> [Records to process]:
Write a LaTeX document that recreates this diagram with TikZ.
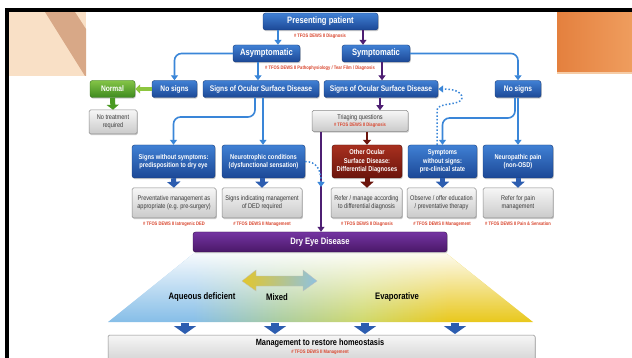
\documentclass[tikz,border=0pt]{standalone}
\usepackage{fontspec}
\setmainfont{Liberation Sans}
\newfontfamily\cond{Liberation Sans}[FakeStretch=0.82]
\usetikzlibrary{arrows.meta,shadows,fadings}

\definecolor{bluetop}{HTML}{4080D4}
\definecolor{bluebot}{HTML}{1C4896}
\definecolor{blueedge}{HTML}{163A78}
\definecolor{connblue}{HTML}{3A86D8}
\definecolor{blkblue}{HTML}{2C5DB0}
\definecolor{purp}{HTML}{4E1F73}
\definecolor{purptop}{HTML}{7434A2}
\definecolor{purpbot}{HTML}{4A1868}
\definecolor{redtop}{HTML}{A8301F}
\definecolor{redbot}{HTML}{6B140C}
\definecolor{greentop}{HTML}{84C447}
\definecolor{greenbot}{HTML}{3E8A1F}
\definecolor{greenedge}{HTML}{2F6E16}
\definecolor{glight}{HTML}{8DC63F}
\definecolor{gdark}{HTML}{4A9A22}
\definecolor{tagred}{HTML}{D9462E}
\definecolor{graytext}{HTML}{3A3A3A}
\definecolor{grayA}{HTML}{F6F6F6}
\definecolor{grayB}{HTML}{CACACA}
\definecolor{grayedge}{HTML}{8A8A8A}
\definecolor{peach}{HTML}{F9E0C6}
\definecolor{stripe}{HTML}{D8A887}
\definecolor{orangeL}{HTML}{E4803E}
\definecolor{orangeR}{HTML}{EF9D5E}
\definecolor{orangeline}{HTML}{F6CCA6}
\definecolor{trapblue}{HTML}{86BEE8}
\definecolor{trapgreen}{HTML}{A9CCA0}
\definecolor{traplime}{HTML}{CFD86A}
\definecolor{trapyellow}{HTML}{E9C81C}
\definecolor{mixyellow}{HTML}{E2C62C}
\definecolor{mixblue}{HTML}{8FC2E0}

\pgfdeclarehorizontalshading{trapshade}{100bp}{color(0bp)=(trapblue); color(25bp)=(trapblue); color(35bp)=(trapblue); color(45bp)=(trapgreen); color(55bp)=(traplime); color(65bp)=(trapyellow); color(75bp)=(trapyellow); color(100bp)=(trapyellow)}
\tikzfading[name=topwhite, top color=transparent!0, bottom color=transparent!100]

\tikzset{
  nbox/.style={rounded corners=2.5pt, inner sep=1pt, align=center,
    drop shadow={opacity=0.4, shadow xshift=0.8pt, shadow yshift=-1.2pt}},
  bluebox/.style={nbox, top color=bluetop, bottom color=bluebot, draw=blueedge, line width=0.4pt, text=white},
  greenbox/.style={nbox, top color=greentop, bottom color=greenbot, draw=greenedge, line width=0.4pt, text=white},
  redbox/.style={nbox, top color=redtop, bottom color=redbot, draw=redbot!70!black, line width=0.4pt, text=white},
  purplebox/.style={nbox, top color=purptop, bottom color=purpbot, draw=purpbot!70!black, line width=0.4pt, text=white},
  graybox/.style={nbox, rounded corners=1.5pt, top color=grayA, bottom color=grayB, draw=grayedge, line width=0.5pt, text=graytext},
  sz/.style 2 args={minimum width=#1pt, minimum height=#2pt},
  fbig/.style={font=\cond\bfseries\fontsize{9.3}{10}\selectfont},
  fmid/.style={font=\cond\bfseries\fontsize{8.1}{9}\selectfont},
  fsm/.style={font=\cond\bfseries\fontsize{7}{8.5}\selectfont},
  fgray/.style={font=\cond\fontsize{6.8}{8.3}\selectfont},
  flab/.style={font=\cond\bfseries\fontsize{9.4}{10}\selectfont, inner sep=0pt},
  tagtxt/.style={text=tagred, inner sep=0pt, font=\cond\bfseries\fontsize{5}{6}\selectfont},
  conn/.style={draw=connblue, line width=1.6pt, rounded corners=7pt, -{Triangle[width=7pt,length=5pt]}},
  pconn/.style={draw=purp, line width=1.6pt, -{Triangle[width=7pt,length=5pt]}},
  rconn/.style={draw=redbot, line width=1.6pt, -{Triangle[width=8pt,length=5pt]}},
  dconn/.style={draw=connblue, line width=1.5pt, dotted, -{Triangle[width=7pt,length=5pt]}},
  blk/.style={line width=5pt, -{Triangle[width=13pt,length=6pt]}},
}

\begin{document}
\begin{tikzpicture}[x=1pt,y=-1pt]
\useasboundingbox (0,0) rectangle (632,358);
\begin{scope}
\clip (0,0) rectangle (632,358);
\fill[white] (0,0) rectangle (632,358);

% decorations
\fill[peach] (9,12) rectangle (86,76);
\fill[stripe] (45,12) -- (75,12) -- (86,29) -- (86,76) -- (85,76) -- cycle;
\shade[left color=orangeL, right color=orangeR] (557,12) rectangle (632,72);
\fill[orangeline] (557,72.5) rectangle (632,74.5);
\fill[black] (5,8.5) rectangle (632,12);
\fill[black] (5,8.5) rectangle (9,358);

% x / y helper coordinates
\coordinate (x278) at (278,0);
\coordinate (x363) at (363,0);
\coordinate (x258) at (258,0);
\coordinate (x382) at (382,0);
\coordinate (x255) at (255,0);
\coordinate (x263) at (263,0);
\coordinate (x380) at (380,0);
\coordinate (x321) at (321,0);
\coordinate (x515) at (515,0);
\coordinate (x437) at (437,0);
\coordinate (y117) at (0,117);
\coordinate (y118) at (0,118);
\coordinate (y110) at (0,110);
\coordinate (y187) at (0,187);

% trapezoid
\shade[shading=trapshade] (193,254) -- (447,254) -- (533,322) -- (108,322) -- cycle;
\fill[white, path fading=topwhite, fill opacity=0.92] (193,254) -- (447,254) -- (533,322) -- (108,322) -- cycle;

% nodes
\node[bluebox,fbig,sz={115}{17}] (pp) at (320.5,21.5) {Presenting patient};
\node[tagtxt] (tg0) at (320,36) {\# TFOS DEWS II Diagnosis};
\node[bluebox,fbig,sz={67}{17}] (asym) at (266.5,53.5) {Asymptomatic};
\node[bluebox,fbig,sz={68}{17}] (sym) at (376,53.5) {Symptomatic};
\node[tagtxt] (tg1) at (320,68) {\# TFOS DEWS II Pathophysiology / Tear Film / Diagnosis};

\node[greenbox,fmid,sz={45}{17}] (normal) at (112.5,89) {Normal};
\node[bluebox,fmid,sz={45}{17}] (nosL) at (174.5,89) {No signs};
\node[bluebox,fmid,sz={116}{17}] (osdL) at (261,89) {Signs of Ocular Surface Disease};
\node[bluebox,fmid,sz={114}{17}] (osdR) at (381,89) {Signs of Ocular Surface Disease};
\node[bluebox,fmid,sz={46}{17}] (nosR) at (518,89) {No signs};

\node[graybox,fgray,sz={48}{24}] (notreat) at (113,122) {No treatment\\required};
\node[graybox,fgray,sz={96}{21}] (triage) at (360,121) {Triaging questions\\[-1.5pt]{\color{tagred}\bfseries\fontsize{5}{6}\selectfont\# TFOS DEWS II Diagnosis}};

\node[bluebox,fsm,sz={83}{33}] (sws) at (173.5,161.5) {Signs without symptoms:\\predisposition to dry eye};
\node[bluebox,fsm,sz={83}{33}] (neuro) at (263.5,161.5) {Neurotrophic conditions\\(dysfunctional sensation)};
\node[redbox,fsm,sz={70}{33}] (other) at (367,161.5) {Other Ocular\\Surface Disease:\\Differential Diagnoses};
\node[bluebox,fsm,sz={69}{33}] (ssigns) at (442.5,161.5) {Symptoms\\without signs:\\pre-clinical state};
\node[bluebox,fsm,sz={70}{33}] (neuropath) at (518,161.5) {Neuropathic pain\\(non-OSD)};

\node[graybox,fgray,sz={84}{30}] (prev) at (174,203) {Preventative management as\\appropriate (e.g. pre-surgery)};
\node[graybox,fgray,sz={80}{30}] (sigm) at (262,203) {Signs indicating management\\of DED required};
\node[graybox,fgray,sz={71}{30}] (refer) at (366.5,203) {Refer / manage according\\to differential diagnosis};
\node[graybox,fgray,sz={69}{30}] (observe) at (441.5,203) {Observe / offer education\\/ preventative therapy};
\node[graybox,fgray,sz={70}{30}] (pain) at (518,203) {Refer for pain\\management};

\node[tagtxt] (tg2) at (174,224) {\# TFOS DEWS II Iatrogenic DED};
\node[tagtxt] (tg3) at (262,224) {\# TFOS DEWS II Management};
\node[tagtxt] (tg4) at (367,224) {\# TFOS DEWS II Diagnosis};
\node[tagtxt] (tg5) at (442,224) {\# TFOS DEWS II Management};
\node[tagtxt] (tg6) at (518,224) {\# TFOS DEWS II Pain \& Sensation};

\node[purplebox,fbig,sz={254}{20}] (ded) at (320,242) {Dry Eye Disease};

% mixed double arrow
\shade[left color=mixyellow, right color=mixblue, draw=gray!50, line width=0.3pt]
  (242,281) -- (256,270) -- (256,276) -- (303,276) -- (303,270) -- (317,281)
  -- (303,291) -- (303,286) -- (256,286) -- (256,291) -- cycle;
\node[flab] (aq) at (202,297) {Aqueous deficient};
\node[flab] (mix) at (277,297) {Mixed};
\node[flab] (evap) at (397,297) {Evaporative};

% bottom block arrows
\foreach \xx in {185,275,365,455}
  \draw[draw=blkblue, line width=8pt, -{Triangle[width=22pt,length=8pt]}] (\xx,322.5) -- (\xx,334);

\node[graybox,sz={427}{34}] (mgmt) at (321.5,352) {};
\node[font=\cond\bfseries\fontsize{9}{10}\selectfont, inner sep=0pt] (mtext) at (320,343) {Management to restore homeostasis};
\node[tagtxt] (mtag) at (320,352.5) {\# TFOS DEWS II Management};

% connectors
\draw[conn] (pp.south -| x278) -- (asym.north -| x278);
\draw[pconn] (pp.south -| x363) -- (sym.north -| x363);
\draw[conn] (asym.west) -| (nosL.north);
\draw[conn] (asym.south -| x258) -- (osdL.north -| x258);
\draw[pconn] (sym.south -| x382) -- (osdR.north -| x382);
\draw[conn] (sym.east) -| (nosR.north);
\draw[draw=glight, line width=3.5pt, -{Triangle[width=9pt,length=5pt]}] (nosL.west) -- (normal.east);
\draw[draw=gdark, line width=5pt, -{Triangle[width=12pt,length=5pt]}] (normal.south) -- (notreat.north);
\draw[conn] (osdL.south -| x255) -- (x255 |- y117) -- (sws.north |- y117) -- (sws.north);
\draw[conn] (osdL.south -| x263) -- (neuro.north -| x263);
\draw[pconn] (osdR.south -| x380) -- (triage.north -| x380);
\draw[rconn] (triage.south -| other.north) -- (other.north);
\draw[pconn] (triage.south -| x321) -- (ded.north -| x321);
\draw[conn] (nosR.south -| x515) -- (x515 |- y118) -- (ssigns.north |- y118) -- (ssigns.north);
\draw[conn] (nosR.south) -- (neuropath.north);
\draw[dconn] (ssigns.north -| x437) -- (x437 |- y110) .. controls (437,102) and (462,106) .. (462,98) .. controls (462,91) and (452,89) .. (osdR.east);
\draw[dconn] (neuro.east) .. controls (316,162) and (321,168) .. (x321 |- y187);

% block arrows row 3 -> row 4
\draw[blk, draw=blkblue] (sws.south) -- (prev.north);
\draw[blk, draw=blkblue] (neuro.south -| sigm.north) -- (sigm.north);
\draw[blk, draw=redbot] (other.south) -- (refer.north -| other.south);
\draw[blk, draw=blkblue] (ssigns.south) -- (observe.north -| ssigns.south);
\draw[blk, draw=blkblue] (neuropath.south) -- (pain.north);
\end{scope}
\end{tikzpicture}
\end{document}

==

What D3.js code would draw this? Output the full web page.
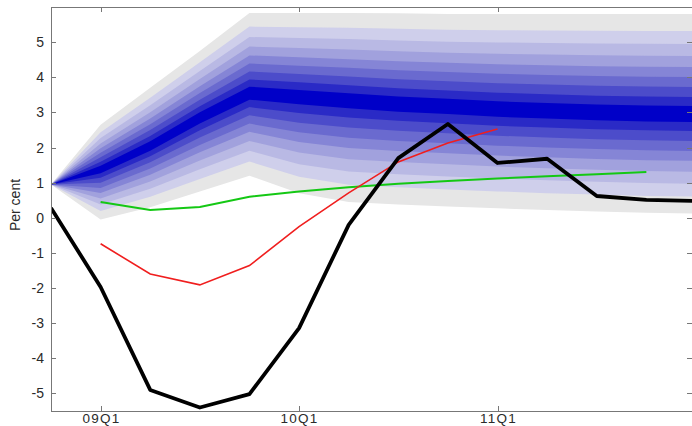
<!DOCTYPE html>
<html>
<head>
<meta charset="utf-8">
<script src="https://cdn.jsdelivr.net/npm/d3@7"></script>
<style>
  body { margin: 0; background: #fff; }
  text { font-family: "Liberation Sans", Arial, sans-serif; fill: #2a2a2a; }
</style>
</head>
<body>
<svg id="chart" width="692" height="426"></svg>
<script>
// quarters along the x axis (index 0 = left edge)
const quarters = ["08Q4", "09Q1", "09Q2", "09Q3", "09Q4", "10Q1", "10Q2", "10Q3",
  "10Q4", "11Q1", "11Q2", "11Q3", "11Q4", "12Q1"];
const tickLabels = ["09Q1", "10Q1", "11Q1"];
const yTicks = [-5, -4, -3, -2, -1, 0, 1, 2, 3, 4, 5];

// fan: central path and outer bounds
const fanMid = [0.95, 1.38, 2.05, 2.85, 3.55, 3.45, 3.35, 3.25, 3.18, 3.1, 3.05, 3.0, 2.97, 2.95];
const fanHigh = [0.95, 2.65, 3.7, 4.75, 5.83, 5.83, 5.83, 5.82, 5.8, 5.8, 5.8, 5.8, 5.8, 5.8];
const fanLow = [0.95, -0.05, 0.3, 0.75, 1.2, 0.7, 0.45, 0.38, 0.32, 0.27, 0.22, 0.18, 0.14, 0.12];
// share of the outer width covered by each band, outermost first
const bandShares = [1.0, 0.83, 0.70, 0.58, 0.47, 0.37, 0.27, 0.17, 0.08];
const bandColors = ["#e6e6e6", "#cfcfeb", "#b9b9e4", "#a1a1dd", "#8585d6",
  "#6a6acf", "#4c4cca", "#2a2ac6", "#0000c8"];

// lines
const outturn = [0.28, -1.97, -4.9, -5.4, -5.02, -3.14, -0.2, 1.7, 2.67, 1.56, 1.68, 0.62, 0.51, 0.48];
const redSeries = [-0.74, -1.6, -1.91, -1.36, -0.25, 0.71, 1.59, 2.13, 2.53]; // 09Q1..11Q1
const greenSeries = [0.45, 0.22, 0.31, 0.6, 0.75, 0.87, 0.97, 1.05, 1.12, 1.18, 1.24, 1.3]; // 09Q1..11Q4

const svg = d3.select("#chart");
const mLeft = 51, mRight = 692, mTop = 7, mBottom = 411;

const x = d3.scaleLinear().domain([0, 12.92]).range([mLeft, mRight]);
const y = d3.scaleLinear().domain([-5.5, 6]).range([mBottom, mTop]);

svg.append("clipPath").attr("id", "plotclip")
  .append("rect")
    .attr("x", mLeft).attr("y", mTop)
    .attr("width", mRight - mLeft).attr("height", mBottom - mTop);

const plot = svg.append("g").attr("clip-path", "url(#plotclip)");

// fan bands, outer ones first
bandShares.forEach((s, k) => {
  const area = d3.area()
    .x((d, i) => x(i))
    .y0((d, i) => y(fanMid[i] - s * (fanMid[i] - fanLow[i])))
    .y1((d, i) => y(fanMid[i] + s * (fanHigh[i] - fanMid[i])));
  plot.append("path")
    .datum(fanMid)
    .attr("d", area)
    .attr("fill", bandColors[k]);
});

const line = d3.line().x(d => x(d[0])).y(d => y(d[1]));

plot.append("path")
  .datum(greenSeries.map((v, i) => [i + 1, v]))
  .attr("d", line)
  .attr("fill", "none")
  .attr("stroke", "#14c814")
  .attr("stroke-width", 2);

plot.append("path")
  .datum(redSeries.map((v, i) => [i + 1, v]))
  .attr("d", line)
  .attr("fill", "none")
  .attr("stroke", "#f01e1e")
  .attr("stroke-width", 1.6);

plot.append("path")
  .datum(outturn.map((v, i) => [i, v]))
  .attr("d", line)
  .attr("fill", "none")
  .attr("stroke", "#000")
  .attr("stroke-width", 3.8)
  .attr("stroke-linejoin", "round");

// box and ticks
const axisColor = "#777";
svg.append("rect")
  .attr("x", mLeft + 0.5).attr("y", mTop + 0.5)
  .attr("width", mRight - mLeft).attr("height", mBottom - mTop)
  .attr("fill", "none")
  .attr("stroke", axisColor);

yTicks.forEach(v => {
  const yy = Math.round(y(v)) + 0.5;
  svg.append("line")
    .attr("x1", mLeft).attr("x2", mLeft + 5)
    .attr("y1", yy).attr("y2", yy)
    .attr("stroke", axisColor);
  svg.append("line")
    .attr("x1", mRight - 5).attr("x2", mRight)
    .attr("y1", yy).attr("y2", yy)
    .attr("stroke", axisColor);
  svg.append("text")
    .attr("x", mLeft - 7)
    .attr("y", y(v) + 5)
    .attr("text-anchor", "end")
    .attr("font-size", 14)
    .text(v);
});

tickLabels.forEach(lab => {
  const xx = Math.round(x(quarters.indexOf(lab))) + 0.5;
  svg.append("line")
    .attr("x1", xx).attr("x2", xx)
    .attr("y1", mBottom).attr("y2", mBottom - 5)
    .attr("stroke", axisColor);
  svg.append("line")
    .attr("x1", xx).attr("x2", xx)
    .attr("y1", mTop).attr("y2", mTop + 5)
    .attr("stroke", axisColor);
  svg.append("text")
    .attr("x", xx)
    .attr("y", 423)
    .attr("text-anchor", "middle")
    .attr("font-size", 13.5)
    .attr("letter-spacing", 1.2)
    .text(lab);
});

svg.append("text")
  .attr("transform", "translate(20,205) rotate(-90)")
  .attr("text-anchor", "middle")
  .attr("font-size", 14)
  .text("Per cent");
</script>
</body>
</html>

> [Prompt]: Copy out exactly the material that runs from the line with "Write a LaTeX" to the line with "color=transparent!0, bottom color=transparent!100]", ends included, and leave the pictures behind.

> [Right answer]:
Write a LaTeX document that recreates this diagram with TikZ.
\documentclass[tikz,border=0pt]{standalone}
\usepackage{fontspec}
\setmainfont{Liberation Sans}
\newfontfamily\cond{Liberation Sans}[FakeStretch=0.82]
\usetikzlibrary{arrows.meta,shadows,fadings}

\definecolor{bluetop}{HTML}{4080D4}
\definecolor{bluebot}{HTML}{1C4896}
\definecolor{blueedge}{HTML}{163A78}
\definecolor{connblue}{HTML}{3A86D8}
\definecolor{blkblue}{HTML}{2C5DB0}
\definecolor{purp}{HTML}{4E1F73}
\definecolor{purptop}{HTML}{7434A2}
\definecolor{purpbot}{HTML}{4A1868}
\definecolor{redtop}{HTML}{A8301F}
\definecolor{redbot}{HTML}{6B140C}
\definecolor{greentop}{HTML}{84C447}
\definecolor{greenbot}{HTML}{3E8A1F}
\definecolor{greenedge}{HTML}{2F6E16}
\definecolor{glight}{HTML}{8DC63F}
\definecolor{gdark}{HTML}{4A9A22}
\definecolor{tagred}{HTML}{D9462E}
\definecolor{graytext}{HTML}{3A3A3A}
\definecolor{grayA}{HTML}{F6F6F6}
\definecolor{grayB}{HTML}{CACACA}
\definecolor{grayedge}{HTML}{8A8A8A}
\definecolor{peach}{HTML}{F9E0C6}
\definecolor{stripe}{HTML}{D8A887}
\definecolor{orangeL}{HTML}{E4803E}
\definecolor{orangeR}{HTML}{EF9D5E}
\definecolor{orangeline}{HTML}{F6CCA6}
\definecolor{trapblue}{HTML}{86BEE8}
\definecolor{trapgreen}{HTML}{A9CCA0}
\definecolor{traplime}{HTML}{CFD86A}
\definecolor{trapyellow}{HTML}{E9C81C}
\definecolor{mixyellow}{HTML}{E2C62C}
\definecolor{mixblue}{HTML}{8FC2E0}

\pgfdeclarehorizontalshading{trapshade}{100bp}{color(0bp)=(trapblue); color(25bp)=(trapblue); color(35bp)=(trapblue); color(45bp)=(trapgreen); color(55bp)=(traplime); color(65bp)=(trapyellow); color(75bp)=(trapyellow); color(100bp)=(trapyellow)}
\tikzfading[name=topwhite, top color=transparent!0, bottom color=transparent!100]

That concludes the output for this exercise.